For the second time in just a few weeks, the Sharks pulled off a dramatic comeback win over the team with the best record in the league. The Predators have lost just four times in regulation this season. Two of the four losses came against San Jose, both by the score of 5-4. Both times, Nashville led with under ten minutes to go.

The Sharks Busy Day Off

San Jose had Wednesday night off, but former Sharks goaltender Evgeni Nabokov didn’t. The popular goalie and current assistant coach for the San Jose Barracuda entered the San Jose Sports Hall of Fame. The Sharks’ lone Calder Trophy winner, Nabokov holds most of the meaningful Sharks goaltending records.

Also on Wednesday, former Sharks defenseman Paul Martin decided to call it a career. Martin was sometimes known as the ‘Burns whisperer’ for his complementary play alongside the uber-talented but unpredictable Brent Burns.

His deal proved expensive to the Sharks. He signed a four-year, $19.4 million contract as a free agent in 2015. In the first two years, he lived up to the deal, playing a key role in Burns’ Norris Trophy win as the league’s premier defenseman. Martin also had a key role in helping the Sharks to reach their first ever Stanley Cup Final. Alas, the last two seasons of Martin’s deal proved problematic. He was limited to just 14 games in the 2017-18 regular season, the third season under contract. Martin was bought out of the fourth year of his contract over the summer.

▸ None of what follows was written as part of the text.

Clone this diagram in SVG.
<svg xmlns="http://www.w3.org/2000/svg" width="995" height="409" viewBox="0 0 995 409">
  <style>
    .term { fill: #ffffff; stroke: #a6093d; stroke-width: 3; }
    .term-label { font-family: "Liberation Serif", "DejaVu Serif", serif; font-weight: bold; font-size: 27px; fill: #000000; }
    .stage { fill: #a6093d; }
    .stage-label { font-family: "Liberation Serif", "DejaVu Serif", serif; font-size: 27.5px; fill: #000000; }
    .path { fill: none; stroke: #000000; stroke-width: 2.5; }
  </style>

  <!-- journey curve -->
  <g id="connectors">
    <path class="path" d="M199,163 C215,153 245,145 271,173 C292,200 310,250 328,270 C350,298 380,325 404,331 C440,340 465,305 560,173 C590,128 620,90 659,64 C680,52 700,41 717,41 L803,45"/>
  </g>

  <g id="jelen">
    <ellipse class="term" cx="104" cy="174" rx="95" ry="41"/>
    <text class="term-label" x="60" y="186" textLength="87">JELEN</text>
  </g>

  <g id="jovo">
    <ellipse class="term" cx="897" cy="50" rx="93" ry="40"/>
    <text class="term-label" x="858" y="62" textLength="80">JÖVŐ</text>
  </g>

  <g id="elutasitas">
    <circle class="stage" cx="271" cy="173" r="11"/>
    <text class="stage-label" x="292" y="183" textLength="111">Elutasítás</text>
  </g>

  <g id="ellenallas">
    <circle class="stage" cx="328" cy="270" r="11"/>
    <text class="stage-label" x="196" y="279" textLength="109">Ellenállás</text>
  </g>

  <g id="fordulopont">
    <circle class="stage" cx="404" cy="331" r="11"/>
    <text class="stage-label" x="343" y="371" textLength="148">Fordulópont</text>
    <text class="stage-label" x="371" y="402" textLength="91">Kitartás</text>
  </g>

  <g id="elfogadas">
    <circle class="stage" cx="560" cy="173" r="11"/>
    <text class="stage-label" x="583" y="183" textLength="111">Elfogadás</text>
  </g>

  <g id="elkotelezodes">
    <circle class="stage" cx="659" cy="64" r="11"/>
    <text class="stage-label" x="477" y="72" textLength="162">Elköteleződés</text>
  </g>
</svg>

His last NHL shift is exactly the sort of ‘low note’ no player wants to leave on. He and Burns botched a break by Vegas in overtime of Game 3 of the 2018 Western Conference Semifinals, resulting in a Vegas win and Martin’s benching for the rest of the series, which became the rest of the season, which eventually became the rest of his career. The buyout means the Sharks did save a bit on the total contract. Ultimately, Martin earned about $18 million for what amounted to two full seasons and a very limited third season.

Sharks Thursday

Thursday was the story of the one that got away. And the other one that got away. Patrick Marleau left the Sharks, where’ he’d been for 20 years, for the Toronto Maple Leafs in 2017. He returned to San Jose and received a huge ovation last season. But Marleau wasn’t the only one who got away. The Sharks pursued John Tavares intently over an extended period. They reserved cap space for him a year in advance and had a built-in role for the elite centerman. Alas, Tavares entered free agency and chose Toronto as his destination, with the Sharks apparently finishing third, which is to say they got nothing. Well, except the cap space remaining was sufficient to land Erik Karlsson, so there is that.

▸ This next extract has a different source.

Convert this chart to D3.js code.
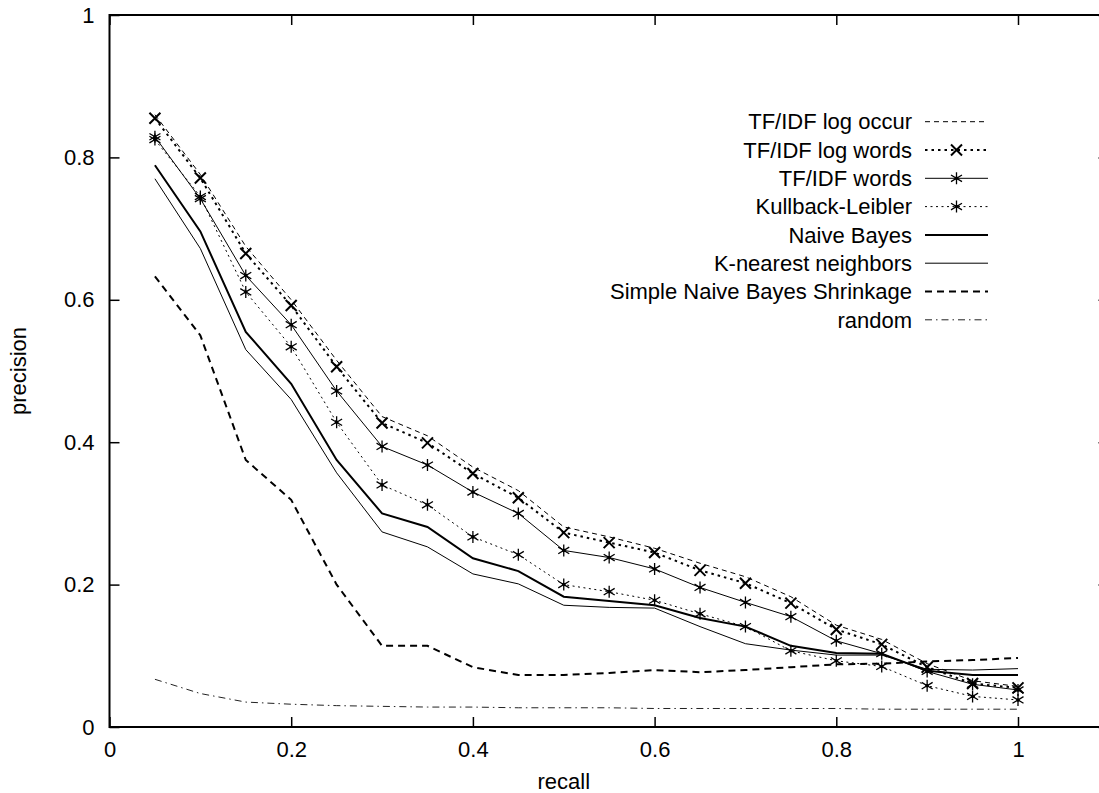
<!DOCTYPE html>
<html>
<head>
<meta charset="utf-8">
<script src="https://cdn.jsdelivr.net/npm/d3@7"></script>
<style>
  html, body { margin: 0; padding: 0; background: #fff; }
  svg { display: block; font-family: "Liberation Sans", Arial, Helvetica, sans-serif; }
</style>
</head>
<body>
<svg id="chart" width="1099" height="793"></svg>
<script>
// ---- data ----
const recall = [0.05,0.1,0.15,0.2,0.25,0.3,0.35,0.4,0.45,0.5,0.55,0.6,0.65,0.7,0.75,0.8,0.85,0.9,0.95,1.0];
const tfidfLogOccur = [0.860,0.776,0.675,0.600,0.515,0.436,0.409,0.365,0.332,0.281,0.267,0.251,0.230,0.211,0.183,0.143,0.123,0.089,0.065,0.057];
const tfidfLogWords = [0.855,0.771,0.665,0.592,0.506,0.427,0.399,0.356,0.322,0.273,0.259,0.245,0.220,0.202,0.174,0.137,0.116,0.084,0.061,0.055];
const tfidfWords    = [0.829,0.742,0.634,0.565,0.472,0.394,0.368,0.330,0.300,0.248,0.238,0.222,0.196,0.175,0.155,0.121,0.103,0.078,0.060,0.052];
const kullback      = [0.825,0.745,0.611,0.534,0.428,0.340,0.312,0.267,0.242,0.200,0.190,0.178,0.159,0.141,0.107,0.093,0.085,0.058,0.043,0.038];
const naiveBayes    = [0.789,0.696,0.555,0.482,0.375,0.300,0.281,0.237,0.219,0.183,0.177,0.171,0.153,0.141,0.114,0.104,0.103,0.079,0.073,0.073];
const knn           = [0.770,0.672,0.530,0.460,0.357,0.274,0.253,0.215,0.201,0.171,0.168,0.167,0.141,0.117,0.108,0.101,0.101,0.081,0.080,0.082];
const shrinkage     = [0.633,0.550,0.375,0.319,0.200,0.114,0.114,0.084,0.073,0.073,0.076,0.080,0.077,0.080,0.084,0.088,0.089,0.092,0.094,0.097];
const randomPR      = [0.067,0.047,0.035,0.032,0.030,0.029,0.028,0.028,0.027,0.027,0.027,0.026,0.026,0.026,0.026,0.026,0.025,0.025,0.025,0.025];

const xTicks = [0,0.2,0.4,0.6,0.8,1];
const xTickLabels = ["0","0.2","0.4","0.6","0.8","1"];
const yTicks = [0,0.2,0.4,0.6,0.8,1];
const yTickLabels = ["0","0.2","0.4","0.6","0.8","1"];
const seriesNames = ["TF/IDF log occur","TF/IDF log words","TF/IDF words","Kullback-Leibler","Naive Bayes","K-nearest neighbors","Simple Naive Bayes Shrinkage","random"];
const xTitle = "recall";
const yTitle = "precision";

// ---- styles ----
const styles = [
  {w:1,   dash:"5,4",        marker:null,  color:"#000"},
  {w:2,   dash:"2.5,4",      marker:"x",   color:"#000"},
  {w:1,   dash:null,         marker:"ast", color:"#000"},
  {w:1,   dash:"2,3.5",      marker:"ast", color:"#000"},
  {w:2,   dash:null,         marker:null,  color:"#000"},
  {w:1,   dash:null,         marker:null,  color:"#000"},
  {w:2,   dash:"7,5",        marker:null,  color:"#000"},
  {w:1,   dash:"7,4,1.5,4",  marker:null,  color:"#222"}
];
const allSeries = [tfidfLogOccur, tfidfLogWords, tfidfWords, kullback, naiveBayes, knn, shrinkage, randomPR];

const FONT = 22;
const svg = d3.select("#chart");
const mLeft = 109.5, xOneAt = 1018, mTop = 15, mBottom = 727;
const x = d3.scaleLinear().domain([0,1]).range([mLeft, xOneAt]);
const xMax = x.invert(1108.5);
x.domain([0, xMax]).range([mLeft, 1108.5]);
const y = d3.scaleLinear().domain([0,1]).range([mBottom, mTop]);

// axes
const gB = svg.append("g").attr("transform",`translate(0,${mBottom})`)
  .call(d3.axisBottom(x).tickValues(xTicks).tickFormat((d,i)=>xTickLabels[i]).tickSize(-10).tickPadding(14));
const gL = svg.append("g").attr("transform",`translate(${mLeft},0)`)
  .call(d3.axisLeft(y).tickValues(yTicks).tickFormat((d,i)=>yTickLabels[i]).tickSize(-10).tickPadding(15));
const gT = svg.append("g").attr("transform",`translate(0,${mTop})`)
  .call(d3.axisTop(x).tickValues(xTicks).tickFormat("").tickSize(-10));
const gR = svg.append("g").attr("transform",`translate(${x(xMax)},0)`)
  .call(d3.axisRight(y).tickValues(yTicks).tickFormat("").tickSize(-10));
[gB,gL,gT,gR].forEach(g=>{
  g.select(".domain").remove();
  g.selectAll(".tick line").attr("stroke","#000").attr("stroke-width",1.5);
  g.selectAll("text").attr("fill","#000").style("font-size",FONT+"px").style("font-family","'Liberation Sans', Arial, sans-serif");
});
// frame
svg.append("rect").attr("x",mLeft).attr("y",mTop).attr("width",x(xMax)-mLeft).attr("height",mBottom-mTop)
  .attr("fill","none").attr("stroke","#000").attr("stroke-width",2);

// titles
svg.append("text").attr("x",x(0.5)).attr("y",789).attr("text-anchor","middle")
  .style("font-size",FONT+"px").text(xTitle);
svg.append("text").attr("transform",`translate(26,${y(0.5)}) rotate(-90)`).attr("text-anchor","middle")
  .style("font-size",FONT+"px").text(yTitle);

// lines
const line = d3.line().x((d,i)=>x(recall[i])).y(d=>y(d));
const plot = svg.append("g");
function drawMarker(g, type, cx, cy, s) {
  const r = 5.5;
  if (type === "x") {
    g.append("path").attr("d",`M${cx-r},${cy-r}L${cx+r},${cy+r}M${cx-r},${cy+r}L${cx+r},${cy-r}`)
      .attr("stroke",s.color).attr("stroke-width",2).attr("fill","none");
  } else if (type === "ast") {
    g.append("path").attr("d",`M${cx},${cy-r-0.5}L${cx},${cy+r+0.5}M${cx-r},${cy-r*0.6}L${cx+r},${cy+r*0.6}M${cx-r},${cy+r*0.6}L${cx+r},${cy-r*0.6}`)
      .attr("stroke",s.color).attr("stroke-width",1.3).attr("fill","none");
    g.append("circle").attr("cx",cx).attr("cy",cy).attr("r",1.8).attr("fill",s.color);
  }
}
allSeries.forEach((data, k) => {
  const s = styles[k];
  plot.append("path").datum(data).attr("d", line).attr("fill","none")
    .attr("stroke", s.color).attr("stroke-width", s.w)
    .attr("stroke-dasharray", s.dash).attr("stroke-linejoin","miter");
  if (s.marker) {
    data.forEach((v,i)=> drawMarker(plot, s.marker, x(recall[i]), y(v), s));
  }
});

// legend
const legTextX = 912, legX1 = 925, legX2 = 988, legY0 = 121.7, legStep = 28.3;
const leg = svg.append("g");
seriesNames.forEach((name,k)=>{
  const s = styles[k];
  const ly = legY0 + k*legStep;
  leg.append("text").attr("x",legTextX).attr("y",ly).attr("dy","0.35em").attr("text-anchor","end")
    .style("font-size",FONT+"px").text(name);
  leg.append("line").attr("x1",legX1).attr("x2",legX2).attr("y1",ly).attr("y2",ly)
    .attr("stroke",s.color).attr("stroke-width",s.w).attr("stroke-dasharray",s.dash);
  if (s.marker) drawMarker(leg, s.marker, (legX1+legX2)/2, ly, s);
});
</script>
</body>
</html>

Patrick Marleau Maple Leafs
Patrick Marleau  (Amy Irvin / The Hockey Writers)

Last season’s game at the Shark Tank was dominated by the Sharks, especially on defense, though Toronto’s Auston Matthews was the best player on the ice. An injured Matthews didn’t make the game this season. This season’s game was an entertaining affair, but the Sharks defense from last season was nowhere in sight. The opening period was fun in a number of ways, and ended with a 3-2 Sharks lead. But over the next two periods, the Maple Leafs got a number of odd-man rushes and cashed in on three of them. It’s been a theme all season, giving up quick strike scores remains a major problem for the Sharks. So while the Sharks were able to put up a good shot volume, they got nothing more by Frederik Andersen and the result was a 5-3 Sharks loss.

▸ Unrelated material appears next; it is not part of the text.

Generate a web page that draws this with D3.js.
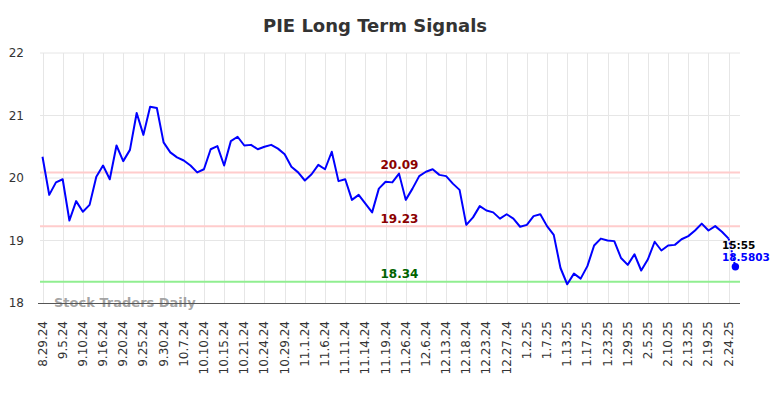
<!DOCTYPE html>
<html>
<head>
<meta charset="utf-8">
<script src="https://cdn.jsdelivr.net/npm/d3@7/dist/d3.min.js"></script>
<style>
  html, body { margin: 0; padding: 0; background: #fff; }
  svg { display: block; font-family: "DejaVu Sans", sans-serif; }
</style>
</head>
<body>
<svg id="chart" width="784" height="398"></svg>
<script>
// ---- data ----
const title = "PIE Long Term Signals";
const tickLabels = ["8.29.24","9.5.24","9.10.24","9.16.24","9.20.24","9.25.24","9.30.24","10.7.24","10.10.24","10.15.24","10.21.24","10.24.24","10.29.24","11.1.24","11.6.24","11.11.24","11.14.24","11.19.24","11.26.24","12.6.24","12.13.24","12.18.24","12.23.24","12.27.24","1.2.25","1.7.25","1.13.25","1.17.25","1.23.25","1.29.25","2.5.25","2.10.25","2.13.25","2.19.25","2.24.25"];
const pointsPerTick = 3;
const prices = [20.34,19.73,19.93,19.98,19.32,19.63,19.46,19.57,20.02,20.20,
  19.98,20.52,20.27,20.45,21.04,20.69,21.14,21.12,20.57,20.41,
  20.33,20.28,20.20,20.09,20.14,20.46,20.51,20.20,20.59,20.66,
  20.52,20.53,20.46,20.50,20.53,20.47,20.38,20.18,20.09,19.96,
  20.06,20.21,20.14,20.42,19.95,19.98,19.65,19.73,19.59,19.45,
  19.83,19.94,19.93,20.07,19.65,19.83,20.03,20.10,20.14,20.05,
  20.03,19.91,19.81,19.25,19.37,19.55,19.48,19.45,19.35,19.42,
  19.35,19.22,19.25,19.39,19.42,19.23,19.09,18.56,18.30,18.47,
  18.39,18.59,18.92,19.03,19.00,18.99,18.72,18.61,18.78,18.52,
  18.70,18.98,18.84,18.92,18.93,19.02,19.07,19.16,19.27,19.16,
  19.23,19.14,19.03];
const lastTime = "15:55";
const lastPrice = 18.5803;
const yTicks = [18, 19, 20, 21, 22];
const levels = [
  {value: 20.09, label: "20.09", kind: "res"},
  {value: 19.23, label: "19.23", kind: "res"},
  {value: 18.34, label: "18.34", kind: "sup"}
];
const watermark = "Stock Traders Daily";

// ---- layout ----
const svg = d3.select("#chart");
const plotLeft = 40, plotRight = 740, plotTop = 53, plotBottom = 303;
const n = prices.length; // last index n-1, live dot at n
const x = d3.scaleLinear().domain([0, n]).range([42.5, 42.5 + n * 6.727]);
const y = d3.scaleLinear().domain([18, 22]).range([plotBottom, plotTop]);

// title
svg.append("text")
  .attr("x", 375).attr("y", 32)
  .attr("text-anchor", "middle")
  .attr("font-size", 18).attr("font-weight", "bold")
  .attr("fill", "#333")
  .text(title);

// horizontal grid
svg.append("g").selectAll("line")
  .data(yTicks.filter(d => d !== 18))
  .join("line")
  .attr("x1", plotLeft).attr("x2", plotRight)
  .attr("y1", d => y(d)).attr("y2", d => y(d))
  .attr("stroke", "#e6e6e6").attr("stroke-width", 1);

// vertical grid
const tickIdx = tickLabels.map((_, i) => i * pointsPerTick);
svg.append("g").selectAll("line")
  .data(tickIdx)
  .join("line")
  .attr("x1", d => Math.round(x(d)) + 0.5).attr("x2", d => Math.round(x(d)) + 0.5)
  .attr("y1", plotTop).attr("y2", plotBottom)
  .attr("stroke", "#e6e6e6").attr("stroke-width", 1);

// y labels
svg.append("g").selectAll("text")
  .data(yTicks)
  .join("text")
  .attr("x", 24).attr("y", d => y(d) + 4)
  .attr("text-anchor", "end")
  .attr("font-size", 12)
  .attr("fill", "#333")
  .text(d => d);

// x labels
svg.append("g").selectAll("text")
  .data(tickLabels)
  .join("text")
  .attr("transform", (d, i) => `translate(${x(i * pointsPerTick) + 4},321) rotate(-90)`)
  .attr("text-anchor", "end")
  .attr("font-size", 12)
  .attr("fill", "#333")
  .text(d => d);

// level lines
svg.append("g").selectAll("line")
  .data(levels)
  .join("line")
  .attr("x1", plotLeft).attr("x2", plotRight)
  .attr("y1", d => y(d.value)).attr("y2", d => y(d.value))
  .attr("stroke", d => d.kind === "res" ? "#ffcccc" : "#90ee90")
  .attr("stroke-width", 2);

// watermark
svg.append("text")
  .attr("x", 54).attr("y", 306.5)
  .attr("font-size", 13).attr("font-weight", "bold")
  .attr("fill", "#999").attr("fill-opacity", 0.9)
  .text(watermark);

// axis line
svg.append("line")
  .attr("x1", 38).attr("x2", plotRight)
  .attr("y1", plotBottom + 0.5).attr("y2", plotBottom + 0.5)
  .attr("stroke", "#555").attr("stroke-width", 1);

// level labels
svg.append("g").selectAll("text")
  .data(levels)
  .join("text")
  .attr("x", 399.5).attr("y", d => y(d.value) - 3.5)
  .attr("text-anchor", "middle")
  .attr("font-size", 12).attr("font-weight", "bold")
  .attr("fill", d => d.kind === "res" ? "#8b0000" : "#006400")
  .text(d => d.label);

// price line
const line = d3.line().x((d, i) => x(i)).y(d => y(d));
svg.append("path")
  .datum(prices)
  .attr("d", line)
  .attr("fill", "none")
  .attr("stroke", "#0000ff")
  .attr("stroke-width", 2)
  .attr("stroke-linejoin", "round");

// dotted connector to live price
svg.append("line")
  .attr("x1", x(n - 1)).attr("y1", y(prices[n - 1]))
  .attr("x2", x(n)).attr("y2", y(lastPrice))
  .attr("stroke", "#0000ff").attr("stroke-width", 2)
  .attr("stroke-dasharray", "2,2");

svg.append("circle")
  .attr("cx", x(n)).attr("cy", y(lastPrice))
  .attr("r", 3.7).attr("fill", "#0000ff");

svg.append("text")
  .attr("x", 722).attr("y", 248.5)
  .attr("font-size", 10.5).attr("font-weight", "bold")
  .attr("fill", "#000")
  .text(lastTime);
svg.append("text")
  .attr("x", 722).attr("y", 261)
  .attr("font-size", 10.5).attr("font-weight", "bold")
  .attr("fill", "#0000ff")
  .text(d3.format(".4f")(lastPrice));
</script>
</body>
</html>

There’s been a lot of excitement in Sharks Territory this week. Halfway through their six-game homestand and through some eventful moments this week, the Sharks sit atop their division, albeit not by much. Meanwhile, the other three Pacific Division playoff teams from last season hold the three spots at the bottom of the division. This season’s Sharks are a very much a work in progress. But at least they are a work in progress that doesn’t have to overcome a poor record and a slew of injuries.